Medo de amar? Parece absurdo, com tantos outros medos que temos que
enfrentar: medo da violência, medo da inadimplência, e a não menos
temida solidão, que é o que nos faz buscar relacionamentos. Mas absurdo
ou não, o medo de amar se instala entre as nossas vértebras e a gente
sabe por quê.
O amor, tão nobre, tão denso, tão intenso, acaba. Rasga a gente por
dentro, faz um corte profundo que vai do peito até a virilha, o amor se
encerra bruscamente porque de repente uma terceira pessoa surgiu ou
simplesmente porque não há mais interesse ou atração, sei lá, vá saber o
que interrompe um sentimento, é mistério indecifrável. Mas o amor
termina, mal-agradecido, termina, e termina só de um lado, nunca se
encerra em dois corações ao mesmo tempo, desacelera um antes do outro, e
vai um pouco de dor pra cada canto. Dói em quem tomou a iniciativa de
romper, porque romper não é fácil, quebrar rotinas é sempre traumático.

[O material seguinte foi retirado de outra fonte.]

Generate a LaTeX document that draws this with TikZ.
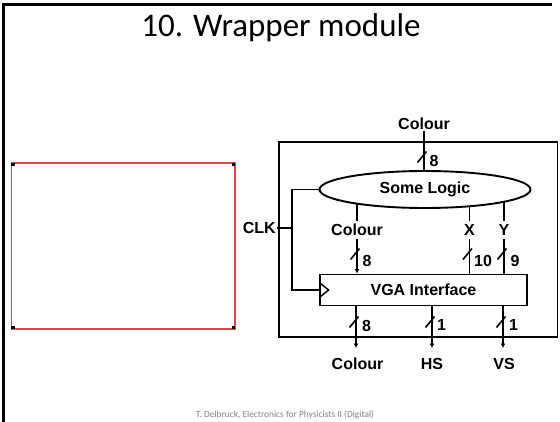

Além do amor existe a amizade que permanece e a presença com que se
acostuma, romper um amor não é bobagem, é fato de grande
responsabilidade, é uma ferida que se abre no corpo do outro, no afeto
do outro, e em si próprio, ainda que com menos gravidade.
E ter o amor rejeitado, nem se fala, é fratura exposta, definhamos em
público, encolhemos a alma, quase desejamos uma violência qualquer vinda
da rua para esquecermos dessa violência vinda do tempo gasto e vivido,
esse assalto em que nos roubaram tudo, o amor e o que vem com ele,
confiança e estabilidade. Sem o amor, nada resta, a crença se desfaz, o
romantismo perde o sentido, músicas idiotas nos fazem chorar dentro do
carro.
Passa a dor do amor, vem a trégua, o coração limpo de novo, os olhos
novamente secos, a boca vazia. Nada de bom está acontecendo, mas também
nada de ruim. Um novo amor? Nem pensar. Medo, respondemos.
Que corajosos somos nós, que apesar de um medo tão justificado, amamos
outra vez e todas as vezes que o amor nos chama, fingindo um pouco de
resistência mas sabendo que para sempre é impossível recusá-lo.